Review your quantum brand strategy when any of these shifts happen:
- The primary buyer changes: for example, from researchers to enterprise platform teams, or from investors to procurement-led buyers.
- The product matures: you move from concept validation to pilot, or from pilot to production-oriented delivery.
- The market category changes: your company expands from one layer of the stack to another, or the market adopts clearer terminology.
- New tools or standards appear: especially if they affect how buyers evaluate compatibility, benchmarking, integration, or operational trust.
- Your proof improves: new case material, more mature documentation, better workflow evidence, or stronger technical benchmarks should change how you tell the story.
- Your current brand attracts the wrong conversations: too many academic enquiries, too many investor assumptions, or too many buyers who misunderstand scope.
A practical quarterly or biannual review can keep the brand aligned. Use this short checklist:
- Can a new visitor identify what kind of company we are within a few seconds?
- Is our homepage written for the buyer we actually need most?
- Do our claims match our present technical maturity?
- Are our proof points easy to find and easy to understand?
- Do our visuals clarify the category, or distract from it?
- Has the market language changed enough that our positioning needs an update?
If you answer “no” or “not sure” to two or more of those questions, the brand likely needs refinement.

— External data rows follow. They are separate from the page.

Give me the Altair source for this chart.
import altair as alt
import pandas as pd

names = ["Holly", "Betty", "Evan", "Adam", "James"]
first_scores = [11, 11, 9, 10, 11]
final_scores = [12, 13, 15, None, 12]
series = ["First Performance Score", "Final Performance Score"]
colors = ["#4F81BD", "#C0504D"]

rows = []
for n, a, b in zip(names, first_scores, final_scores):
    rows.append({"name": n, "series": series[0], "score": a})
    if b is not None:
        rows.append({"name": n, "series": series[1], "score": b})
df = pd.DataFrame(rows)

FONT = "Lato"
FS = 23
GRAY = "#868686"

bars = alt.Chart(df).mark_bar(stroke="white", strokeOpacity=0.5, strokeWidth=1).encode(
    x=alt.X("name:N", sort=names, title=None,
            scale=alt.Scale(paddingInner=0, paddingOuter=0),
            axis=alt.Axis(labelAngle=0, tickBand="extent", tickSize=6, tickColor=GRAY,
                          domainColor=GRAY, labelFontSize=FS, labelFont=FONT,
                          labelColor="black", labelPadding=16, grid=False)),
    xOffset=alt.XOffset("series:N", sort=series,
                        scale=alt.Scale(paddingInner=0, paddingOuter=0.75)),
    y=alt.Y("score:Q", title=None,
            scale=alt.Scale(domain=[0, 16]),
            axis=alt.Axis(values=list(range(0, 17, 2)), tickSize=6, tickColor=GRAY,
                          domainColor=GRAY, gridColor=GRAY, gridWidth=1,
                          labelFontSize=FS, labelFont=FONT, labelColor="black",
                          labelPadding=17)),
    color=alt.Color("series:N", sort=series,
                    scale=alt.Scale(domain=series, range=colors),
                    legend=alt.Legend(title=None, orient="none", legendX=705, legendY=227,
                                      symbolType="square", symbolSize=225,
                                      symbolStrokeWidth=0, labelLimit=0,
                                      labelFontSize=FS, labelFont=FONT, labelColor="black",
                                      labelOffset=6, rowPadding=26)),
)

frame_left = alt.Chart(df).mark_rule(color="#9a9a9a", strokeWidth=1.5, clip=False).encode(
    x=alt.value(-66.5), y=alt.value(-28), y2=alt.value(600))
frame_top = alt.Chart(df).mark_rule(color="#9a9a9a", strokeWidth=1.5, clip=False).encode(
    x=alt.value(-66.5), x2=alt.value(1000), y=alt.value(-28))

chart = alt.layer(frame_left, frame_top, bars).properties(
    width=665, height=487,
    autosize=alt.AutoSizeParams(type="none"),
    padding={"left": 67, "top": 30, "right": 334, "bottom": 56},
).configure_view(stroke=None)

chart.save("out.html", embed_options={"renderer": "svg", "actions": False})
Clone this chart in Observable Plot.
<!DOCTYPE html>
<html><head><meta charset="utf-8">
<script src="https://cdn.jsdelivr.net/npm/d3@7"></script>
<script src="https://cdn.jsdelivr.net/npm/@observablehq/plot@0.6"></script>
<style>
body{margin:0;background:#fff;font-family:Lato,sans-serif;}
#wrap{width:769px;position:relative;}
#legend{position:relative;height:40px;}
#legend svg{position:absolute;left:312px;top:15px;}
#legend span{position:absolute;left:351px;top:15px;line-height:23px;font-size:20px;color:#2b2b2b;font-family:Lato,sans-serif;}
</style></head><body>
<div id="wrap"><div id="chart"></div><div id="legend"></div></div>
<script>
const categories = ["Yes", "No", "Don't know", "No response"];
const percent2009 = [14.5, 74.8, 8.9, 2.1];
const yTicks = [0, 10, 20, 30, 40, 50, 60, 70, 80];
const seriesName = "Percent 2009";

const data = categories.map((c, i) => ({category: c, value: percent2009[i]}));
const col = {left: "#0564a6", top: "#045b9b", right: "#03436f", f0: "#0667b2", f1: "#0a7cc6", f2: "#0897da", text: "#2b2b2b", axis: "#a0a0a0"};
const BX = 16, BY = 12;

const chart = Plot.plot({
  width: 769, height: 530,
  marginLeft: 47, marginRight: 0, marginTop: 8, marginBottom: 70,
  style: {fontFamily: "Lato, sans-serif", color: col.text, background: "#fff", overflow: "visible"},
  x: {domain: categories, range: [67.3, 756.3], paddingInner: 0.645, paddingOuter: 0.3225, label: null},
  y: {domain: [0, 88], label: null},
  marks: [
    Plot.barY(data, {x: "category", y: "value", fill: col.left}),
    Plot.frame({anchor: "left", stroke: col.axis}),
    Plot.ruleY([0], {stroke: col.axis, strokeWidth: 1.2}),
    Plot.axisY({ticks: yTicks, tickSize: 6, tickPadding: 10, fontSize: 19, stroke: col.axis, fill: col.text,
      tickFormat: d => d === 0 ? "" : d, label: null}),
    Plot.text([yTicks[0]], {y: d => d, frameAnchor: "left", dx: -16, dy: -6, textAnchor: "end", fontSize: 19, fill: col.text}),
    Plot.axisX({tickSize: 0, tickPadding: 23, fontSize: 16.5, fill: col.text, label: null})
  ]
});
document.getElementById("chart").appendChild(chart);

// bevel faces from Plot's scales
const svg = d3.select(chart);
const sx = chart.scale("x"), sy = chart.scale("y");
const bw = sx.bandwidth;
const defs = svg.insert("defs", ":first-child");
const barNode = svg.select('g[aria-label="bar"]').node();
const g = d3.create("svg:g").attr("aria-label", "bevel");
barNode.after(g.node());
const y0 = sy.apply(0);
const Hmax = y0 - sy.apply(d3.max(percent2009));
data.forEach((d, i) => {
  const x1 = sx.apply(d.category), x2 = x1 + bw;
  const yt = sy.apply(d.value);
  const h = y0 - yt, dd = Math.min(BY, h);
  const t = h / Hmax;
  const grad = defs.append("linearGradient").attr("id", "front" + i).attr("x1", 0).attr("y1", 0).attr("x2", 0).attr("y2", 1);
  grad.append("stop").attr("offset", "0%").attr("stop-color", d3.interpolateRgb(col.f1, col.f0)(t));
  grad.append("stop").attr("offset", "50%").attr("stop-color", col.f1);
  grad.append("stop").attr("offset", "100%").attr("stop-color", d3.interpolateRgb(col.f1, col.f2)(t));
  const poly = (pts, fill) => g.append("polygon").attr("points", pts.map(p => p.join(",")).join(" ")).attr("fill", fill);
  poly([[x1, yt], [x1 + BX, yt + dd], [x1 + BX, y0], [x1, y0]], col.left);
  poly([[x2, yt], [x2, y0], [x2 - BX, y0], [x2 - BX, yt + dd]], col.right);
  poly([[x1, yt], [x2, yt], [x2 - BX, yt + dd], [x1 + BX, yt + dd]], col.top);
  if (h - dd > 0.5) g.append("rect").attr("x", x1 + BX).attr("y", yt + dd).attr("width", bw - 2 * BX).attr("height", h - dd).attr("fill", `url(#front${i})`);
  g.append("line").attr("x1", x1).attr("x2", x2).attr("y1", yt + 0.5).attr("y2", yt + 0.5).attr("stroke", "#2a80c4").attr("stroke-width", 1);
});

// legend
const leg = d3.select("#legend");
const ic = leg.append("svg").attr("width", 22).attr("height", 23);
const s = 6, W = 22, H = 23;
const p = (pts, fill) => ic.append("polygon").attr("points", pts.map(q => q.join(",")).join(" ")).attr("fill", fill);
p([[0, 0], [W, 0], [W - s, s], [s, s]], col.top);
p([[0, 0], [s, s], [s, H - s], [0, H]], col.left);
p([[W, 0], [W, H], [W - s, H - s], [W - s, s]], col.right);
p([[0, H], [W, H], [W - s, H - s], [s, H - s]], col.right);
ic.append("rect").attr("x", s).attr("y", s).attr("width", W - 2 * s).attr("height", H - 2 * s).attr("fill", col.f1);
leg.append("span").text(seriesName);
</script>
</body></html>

The most durable approach is to treat positioning as a living operating layer, not a launch exercise. In practice, that means keeping a short internal document with your category statement, buyer definition, message architecture, proof hierarchy, and words you deliberately avoid. When teams maintain that discipline, quantum brand design becomes far easier to scale across the website, pitch materials, documentation, conference copy, and recruiting pages.
A good quantum startup brand does not promise that the market is simple. It helps the right people understand where you fit, why you matter, and what to believe now. That clarity is what makes a deep tech company easier to trust, easier to remember, and easier to revisit as the category evolves.